Joes argument (I think) is that you need F1 engine and aerodynamics technology to get it to work and even then it wont be until 150mph. My results show otherwise, that in fact it can be made to work at 75mph on a normal road car. I would suggest that if you are serious about putting in a ram scoop you think carefully about fitting an air/fuel ratio meter as well.
  Corsa 1.3 CDTI

Nick see my point about my old Ninja 600 as well. The air scoop is necessary for this engine so it does work.
  CTR EK9 turbo

Heres some good info (lifted from this webpage:

FRONT END AERODYNAMICS - Various front end configurations were simulated, in order to determine how the external flow was affected by the internal flows through the airbox, brake and engine cooling systems. Different internal flows were considered, starting with a completely closed front, which of course is not feasible. It was assumed that the vehicle moved at 250 km/h and that the engine was running at maximum rpm (approx. 12.000 rpm). Fig.8 displays the normalized pressure distribution in the symmetry plane. Clearly, the internal flows led to considerable changes in the front end pressure distribution.

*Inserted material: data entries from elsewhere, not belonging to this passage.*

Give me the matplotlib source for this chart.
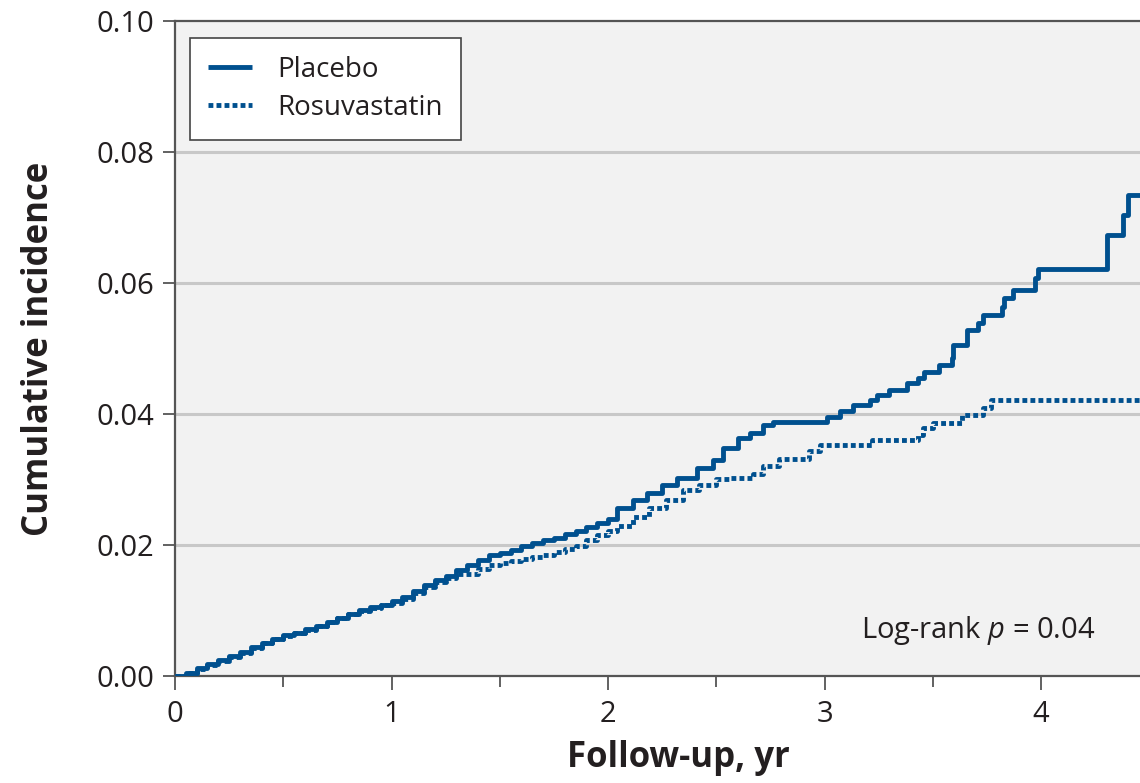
import matplotlib
matplotlib.use('Agg')
import matplotlib.pyplot as plt
from matplotlib.ticker import MultipleLocator

plt.rcParams['font.family'] = ['Open Sans', 'DejaVu Sans']
plt.rcParams['mathtext.fontset'] = 'custom'
plt.rcParams['mathtext.rm'] = 'Open Sans'
plt.rcParams['mathtext.it'] = 'Open Sans:italic'

# Kaplan-Meier style cumulative incidence (years, incidence)
placeboT = [0.00, 0.05, 0.10, 0.15, 0.20, 0.25, 0.30, 0.35, 0.40, 0.45,
            0.50, 0.55, 0.60, 0.65, 0.70, 0.75, 0.80, 0.85, 0.90, 0.95,
            1.00, 1.05, 1.10, 1.15, 1.20, 1.25, 1.30, 1.35, 1.40, 1.45,
            1.50, 1.55, 1.60, 1.65, 1.70, 1.75, 1.80, 1.85, 1.90, 1.95,
            2.00, 2.04, 2.115, 2.18, 2.25, 2.32, 2.41, 2.485, 2.53, 2.60,
            2.655, 2.715, 2.76, 3.01, 3.07, 3.13, 3.21, 3.24, 3.30, 3.38,
            3.43, 3.46, 3.53, 3.59, 3.595, 3.66, 3.71, 3.73, 3.82, 3.83,
            3.87, 3.97, 3.985, 4.305, 4.38, 4.40, 4.46]
placeboY = [0.0000, 0.0004, 0.0012, 0.0018, 0.0024, 0.0030, 0.0036, 0.0044, 0.0051, 0.0057,
            0.0062, 0.0066, 0.0071, 0.0077, 0.0083, 0.0089, 0.0095, 0.0100, 0.0105, 0.0109,
            0.0114, 0.0120, 0.0130, 0.0139, 0.0146, 0.0153, 0.0162, 0.0170, 0.0177, 0.0184,
            0.0188, 0.0193, 0.0198, 0.0203, 0.0207, 0.0211, 0.0217, 0.0222, 0.0228, 0.0234,
            0.0240, 0.0256, 0.0269, 0.0279, 0.0292, 0.0302, 0.0318, 0.0330, 0.0348, 0.0363,
            0.0371, 0.0383, 0.0388, 0.0395, 0.0405, 0.0414, 0.0421, 0.0429, 0.0437, 0.0447,
            0.0455, 0.0464, 0.0475, 0.0486, 0.0505, 0.0528, 0.0539, 0.0551, 0.0563, 0.0577,
            0.0589, 0.0608, 0.0622, 0.0673, 0.0704, 0.0735, 0.0735]

rosuvaT = [0.00, 0.05, 0.10, 0.15, 0.20, 0.25, 0.30, 0.35, 0.40, 0.45,
           0.50, 0.55, 0.60, 0.65, 0.70, 0.75, 0.80, 0.85, 0.90, 0.95,
           1.00, 1.05, 1.10, 1.15, 1.20, 1.25, 1.30, 1.35, 1.40, 1.45,
           1.50, 1.55, 1.60, 1.65, 1.70, 1.75, 1.80, 1.85, 1.90, 1.95,
           2.00, 2.04, 2.115, 2.19, 2.27, 2.345, 2.42, 2.50, 2.56, 2.67,
           2.715, 2.79, 2.93, 2.98, 3.22, 3.43, 3.455, 3.50, 3.635, 3.73,
           3.77, 4.46]
rosuvaY = [0.0000, 0.0004, 0.0011, 0.0017, 0.0023, 0.0029, 0.0035, 0.0043, 0.0050, 0.0056,
           0.0061, 0.0065, 0.0070, 0.0076, 0.0082, 0.0088, 0.0094, 0.0099, 0.0104, 0.0108,
           0.0112, 0.0118, 0.0127, 0.0136, 0.0143, 0.0149, 0.0155, 0.0156, 0.0164, 0.0170,
           0.0173, 0.0175, 0.0178, 0.0181, 0.0185, 0.0189, 0.0194, 0.0199, 0.0207, 0.0215,
           0.0221, 0.0229, 0.0243, 0.0256, 0.0268, 0.0284, 0.0292, 0.0300, 0.0303, 0.0308,
           0.0320, 0.0332, 0.0343, 0.0353, 0.0360, 0.0368, 0.0379, 0.0386, 0.0398, 0.0409,
           0.0421, 0.0421]

yTicks = [0.00, 0.02, 0.04, 0.06, 0.08, 0.10]
xTicks = [0, 1, 2, 3, 4]

lineColor = '#00508f'
axisColor = '#555555'
textColor = '#231f20'

fig = plt.figure(figsize=(11.4, 7.83), dpi=100)
ax = fig.add_axes([0.1535, 0.1367, 0.8465, 0.8365])
ax.set_facecolor('#f2f2f2')

# light horizontal gridlines
for yv in yTicks[1:-1]:
    ax.axhline(yv, color='#c8c8c8', lw=2.2, zorder=1)

ax.plot(placeboT, placeboY, drawstyle='steps-post', color=lineColor, lw=3.5,
        label='Placebo', zorder=3, solid_capstyle='butt')
ax.plot(rosuvaT, rosuvaY, drawstyle='steps-post', color=lineColor, lw=3.5,
        linestyle=(0, (1.0, 0.65)), label='Rosuvastatin', zorder=3)

ax.set_xlim(0, 4.457)
ax.set_ylim(0, 0.10)
ax.set_xticks(xTicks)
ax.xaxis.set_minor_locator(MultipleLocator(0.5))
ax.set_yticks(yTicks)
ax.set_yticklabels(['%.2f' % v for v in yTicks])

ax.tick_params(axis='both', which='major', direction='out', color=axisColor,
               width=1.3, labelsize=21, labelcolor=textColor)
ax.tick_params(axis='x', which='major', length=10, pad=7)
ax.tick_params(axis='x', which='minor', length=8, width=1.3, color=axisColor)
ax.tick_params(axis='y', which='major', length=9, pad=6)

for side in ['left', 'bottom', 'top']:
    ax.spines[side].set_color(axisColor)
    ax.spines[side].set_linewidth(1.6)
ax.spines['right'].set_visible(False)

ax.set_xlabel('Follow-up, yr', fontsize=25, fontweight='bold', color=textColor, labelpad=8)
ax.xaxis.label.set_x(0.522)
ax.set_ylabel('Cumulative incidence', fontsize=25, fontweight='bold', color=textColor, labelpad=28)

leg = ax.legend(loc='upper left', bbox_to_anchor=(0.0155, 0.974), borderaxespad=0,
                fontsize=20, frameon=True, fancybox=False, framealpha=1,
                edgecolor='#444444', handlelength=1.6, handletextpad=0.9,
                borderpad=0.65, labelspacing=0.35)
leg.get_frame().set_linewidth(1.2)
for t in leg.get_texts():
    t.set_color(textColor)

ax.text(0.832, 0.07, 'Log-rank $p$ = 0.04', transform=ax.transAxes, fontsize=21,
        color=textColor, ha='center', va='center')

fig.savefig('out.png', dpi=100)
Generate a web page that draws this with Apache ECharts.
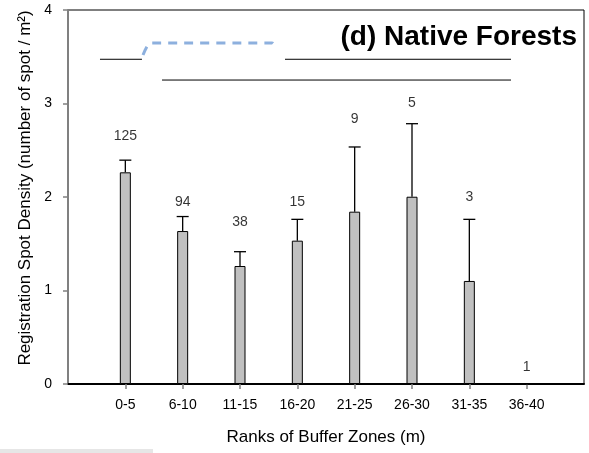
<!DOCTYPE html>
<html>
	<head>
		<meta charset="UTF-8">
		<title>Native Forests</title>
		<style>
			html, body { margin: 0; padding: 0; background: #fff; }
			#chart { width: 589px; height: 453px; }
		</style>
	</head>
	<body>
		<div id="chart"></div>
	</body>
	<script src="https://cdn.jsdelivr.net/npm/echarts@6/dist/echarts.min.js" type="text/javascript" charset="utf-8"></script>
	<script type="text/javascript">
		//数据
		var zones = ['0-5', '6-10', '11-15', '16-20', '21-25', '26-30', '31-35', '36-40'];
		var density = [2.264, 1.636, 1.262, 1.533, 1.843, 2.003, 1.102, 0];
		var stdErr = [0.13, 0.155, 0.153, 0.228, 0.692, 0.781, 0.659, null];
		var counts = [125, 94, 38, 15, 9, 5, 3, 1];
		var countPos = [2.652, 1.945, 1.727, 1.946, 2.834, 3.0, 2.0, 0.182];
		var yTicks = [0, 1, 2, 3, 4];
		//显著性线段 [x1, x2, y]
		var sigLines = [[0.558, 1.29, 3.473], [3.785, 7.727, 3.473], [1.64, 7.727, 3.251]];
		var bluePath = [[1.308, 3.519], [1.395, 3.626], [1.465, 3.647], [3.558, 3.647], [3.628, 3.572]];

		var font = 'Liberation Sans, Arial, sans-serif';
		var axisCats = [''].concat(zones, ['']);

		var chart = echarts.init(document.getElementById('chart'));

		var series = [];
		series.push({
			type: 'bar',
			xAxisIndex: 0,
			barWidth: 11,
			itemStyle: { color: '#c0c0c0', borderColor: '#000', borderWidth: 1 },
			data: density.map(function(v, i) { return [i + 1, v]; }),
			z: 3
		});
		series.push({
			type: 'custom',
			xAxisIndex: 0,
			data: density.map(function(v, i) { return [i + 1, v, stdErr[i]]; })
				.filter(function(d) { return d[2] != null; }),
			renderItem: function(params, api) {
				var base = api.coord([api.value(0), api.value(1)]);
				var top = api.coord([api.value(0), api.value(1) + api.value(2)]);
				var s = { stroke: '#000', lineWidth: 1.3 };
				return {
					type: 'group',
					children: [
						{ type: 'line', shape: { x1: base[0], y1: base[1], x2: top[0], y2: top[1] }, style: s },
						{ type: 'line', shape: { x1: top[0] - 6, y1: top[1], x2: top[0] + 6, y2: top[1] }, style: s }
					]
				};
			},
			z: 4
		});
		series.push({
			type: 'scatter',
			xAxisIndex: 0,
			symbolSize: 0,
			data: counts.map(function(c, i) { return [i + 1, countPos[i], c]; }),
			label: {
				show: true,
				position: 'inside',
				formatter: function(p) { return p.value[2]; },
				fontFamily: font,
				fontSize: 14,
				color: '#000'
			},
			z: 5
		});
		sigLines.forEach(function(l) {
			series.push({
				type: 'line',
				xAxisIndex: 1,
				symbol: 'none',
				lineStyle: { color: '#000', width: 1 },
				data: [[l[0], l[2]], [l[1], l[2]]],
				z: 5
			});
		});
		series.push({
			type: 'line',
			xAxisIndex: 1,
			symbol: 'none',
			smooth: 0.3,
			lineStyle: { color: '#8db0de', width: 3, type: [9, 7] },
			data: bluePath,
			z: 5
		});

		var option = {
			animation: false,
			title: {
				text: '(d) Native Forests',
				right: 12,
				top: 23,
				padding: 0,
				textStyle: { fontFamily: font, fontSize: 28, fontWeight: 'bold', color: '#000' }
			},
			grid: {
				left: 68, right: 5, top: 10, bottom: 69,
				show: true, borderColor: '#000', borderWidth: 1
			},
			xAxis: [{
				type: 'category',
				data: axisCats,
				boundaryGap: false,
				name: 'Ranks of Buffer Zones (m)',
				nameLocation: 'middle',
				nameGap: 45,
				nameTextStyle: { fontFamily: font, fontSize: 17, color: '#000' },
				axisLine: { lineStyle: { color: '#000', width: 2 } },
				axisTick: {
					length: 5,
					interval: function(i) { return i > 0 && i <= zones.length; },
					lineStyle: { color: '#808080', width: 1.5 }
				},
				axisLabel: { interval: 0, margin: 14, fontFamily: font, fontSize: 14, color: '#000' },
				splitLine: { show: false }
			}, {
				type: 'value',
				min: 0, max: 9,
				show: false
			}],
			yAxis: {
				type: 'value',
				min: yTicks[0], max: yTicks[yTicks.length - 1], interval: 1,
				name: 'Registration Spot Density (number of spot / m²)',
				nameLocation: 'middle',
				nameGap: 29,
				nameTextStyle: { fontFamily: font, fontSize: 17, color: '#000', padding: [0, 0, 0, 18] },
				axisLine: { show: true, lineStyle: { color: '#808080', width: 2 } },
				axisTick: { show: true, length: 5, lineStyle: { color: '#808080', width: 1.5 } },
				axisLabel: { margin: 16, fontFamily: font, fontSize: 14, color: '#000' },
				splitLine: { show: false }
			},
			graphic: [{
				type: 'rect',
				shape: { x: 0, y: 449, width: 153, height: 4 },
				style: { fill: '#e6e6e6' }
			}],
			series: series
		};

		chart.setOption(option);
	</script>
</html>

In particular, the low pressure region at the front of the hood (case 1) almost disappeared when the internal ducts were open (cases 3 and 4). This effect is more important for racing cars than for ordinary passenger cars, as racing car engines operate at higher rpms for a given vehicle speed so that the ratio of the air flow through the airbox to the external flow is much higher.

hmmmmmmm, maybe me and capt should enter this.

no the theory works but in principal not so much.

your engine is consuming roughly 6300lts of air @7000rpm.

the ram effect would have to suply 6301lts to provide any possible "ram air effect"

can you design a system which does this?

as capt would say, even f1 has trouble utilising ram air....wouldnt they make that intake a damn sight larger so it could inhale or ram a larger area of moving air....the more air you can fit in fer min, the higher the pressure inside the box will be, effectively....
but that dont, cause air to the rear wind is of much more benefit than the 3hp it would gain.

the viper kit although they say uses ram air, its main benefit is the location of the intake outside the engine bay....

my 2p
  CTR EK9 turbo

Its a Calibra by the way. "These results demonstrate that the internal flows must be taken into account for an accurate prediction of the front end flow".

That study on the web page given previously is relevant to what weve been discussing.

Not made my mind up on this yet, but think about it a different way.

The ultimate aim in tuning an inlet tract is to reduce restriction as much as possible. As the engine sucks in air it will cause a vacuum, and will have to work harder and harder to draw air in from around it. So this in itself is a restiction. Now if you are ramming air at the inlet, it might not meet the needs of the engine exactly, but it will help the engine to some extent. Try sucking water through a hose pipe, then attach it to a tap, turn it on and suck again, tell me which is easier. Instead of scavaging for air, there is a plentiful supply, and the engine must be able to draw slightly more in? Its the same principle as fitting a free flow panel filter. The engine encounters less resistance to air flow. Not saying how much it helps, but Id guess that the benfits of power gain would not be outweighed by the aerodynamic disadvantage.

This could be complete tosh as Ive never experimented, but surely vauxhall wouldnt have gone to all the trouble they did to rotate the head on there TC if it doesnt help at all, and it was a lot of trouble for them to do it.